Senate Judiciary Committee

 

The Senate Judiciary Committee, whose Russia investigation has been stalled for the past few months by a reluctant Chairman Grassley and other Republican members, has been active in recent weeks with a few Russia-related matters. Last week former Trump adviser and close ally Roger Stone agreed to hand over documents to the Committee. Stone said the request, which originally came from ranking member Diane Feinstein last fall, was ‘absurd,’ but nonetheless complied. The Committee is reportedly interested in Stone’s communications with WikiLeaks and its founder Julian Assange–who apparently worked with Russians in 2016 to release stolen DNC and Clinton emails during the election–as well as other Russian officials and Trump campaign members. Stone has long been a somewhat enigmatic subject of the Russia investigations, due to his closeness to Trump and alleged ties to Assange, as well as his proximity to an increasing number of other witnesses. He will likely remain in investigators’ spotlights.

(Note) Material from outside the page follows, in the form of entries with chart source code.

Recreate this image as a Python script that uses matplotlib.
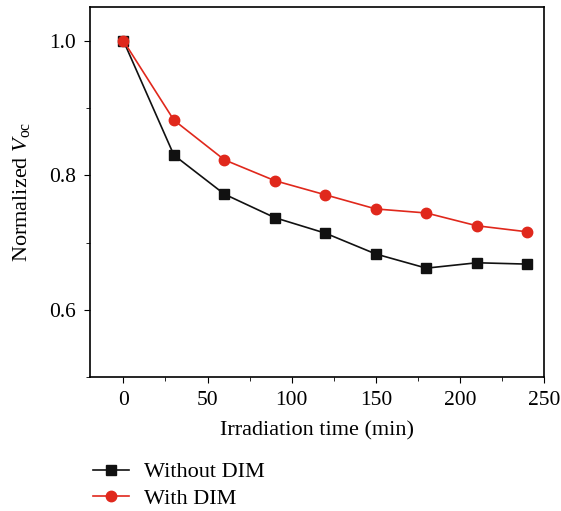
import matplotlib
matplotlib.use('Agg')
import matplotlib.pyplot as plt
from matplotlib.ticker import MultipleLocator

plt.rcParams['font.family'] = 'Liberation Serif'
plt.rcParams['mathtext.fontset'] = 'custom'
plt.rcParams['mathtext.rm'] = 'Liberation Serif'
plt.rcParams['mathtext.it'] = 'Liberation Serif:italic'

# data
time_min = [0, 30, 60, 90, 120, 150, 180, 210, 240]
without_dim = [1.0, 0.830, 0.772, 0.737, 0.714, 0.683, 0.662, 0.670, 0.668]
with_dim = [1.0, 0.882, 0.823, 0.792, 0.771, 0.750, 0.744, 0.725, 0.716]

fig = plt.figure(figsize=(5.61, 5.11), dpi=100)
ax = fig.add_axes([0.160, 0.262, 0.810, 0.724])

ax.plot(time_min, without_dim, '-s', color='#111111', lw=1.2, ms=7,
        label='Without DIM')
ax.plot(time_min, with_dim, '-o', color='#e0281c', lw=1.2, ms=7.5,
        label='With DIM')

ax.set_xlim(-20, 250)
ax.set_ylim(0.5, 1.05)
ax.xaxis.set_major_locator(MultipleLocator(50))
ax.xaxis.set_minor_locator(MultipleLocator(25))
ax.yaxis.set_minor_locator(MultipleLocator(0.1))
ax.set_yticks([0.6, 0.8, 1.0])
ax.yaxis.set_major_formatter(plt.FormatStrFormatter('%.1f'))
ax.tick_params(which='both', direction='out', labelsize=15.5, top=False, right=False)
ax.tick_params(which='major', length=4, pad=6)
ax.tick_params(which='minor', length=3)
for s in ax.spines.values():
    s.set_linewidth(1.2)

ax.set_xlabel('Irradiation time (min)', fontsize=16, labelpad=8)
ax.set_ylabel('Normalized $V_{\\rm oc}$', fontsize=16, labelpad=12)

ax.legend(loc='upper left', bbox_to_anchor=(-0.012, -0.205), frameon=False,
          fontsize=16, handlelength=1.6, handletextpad=0.7, borderaxespad=0,
          labelspacing=0.25)

fig.savefig('out.png', dpi=100)
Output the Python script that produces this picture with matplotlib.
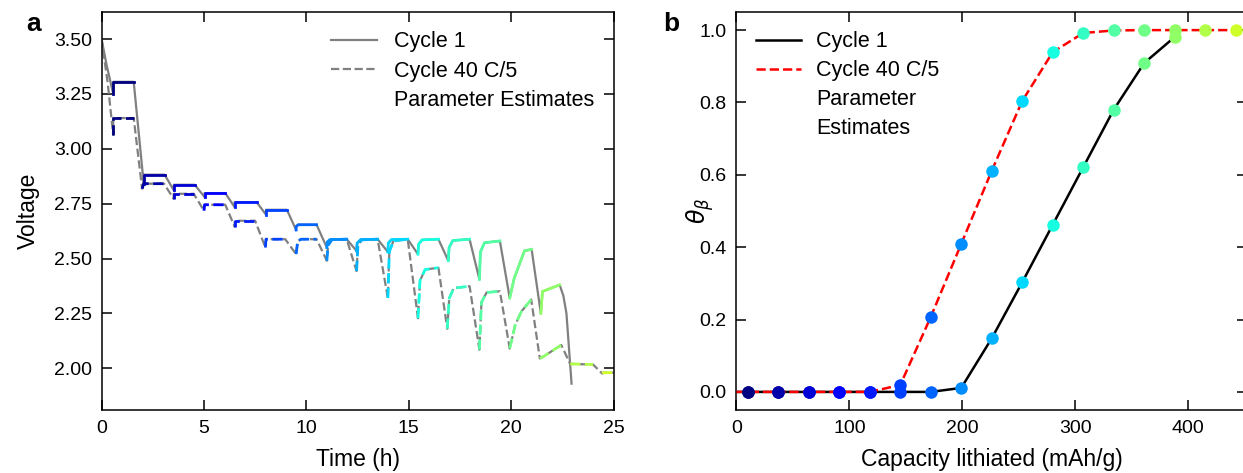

The Judiciary Committee was also involved in the recent Facebook drama, hearing testimony this week from Zuckerberg in a joint hearing with the Senate Commerce Committee, where Senators probed the issues of Russian fake news and political interference, as well as data privacy. The Facebook hearing precipitated an unusually bipartisan movement in Congress to discuss regulations and necessary changes to Facebook and other companies occupying the inscrutable world of social media, as it becomes increasingly clear how easily misinformation can spread on such platforms, undermining political debate and aggravating social issues. iIlustrative of this point is the ease with which Facebook allowed user data to spread to other more nefarious operators in the past, and how easily companies like Cambride Analytica can further twist political and social narratives by using that data to target voters in specific ways for the benefit of specific political figures.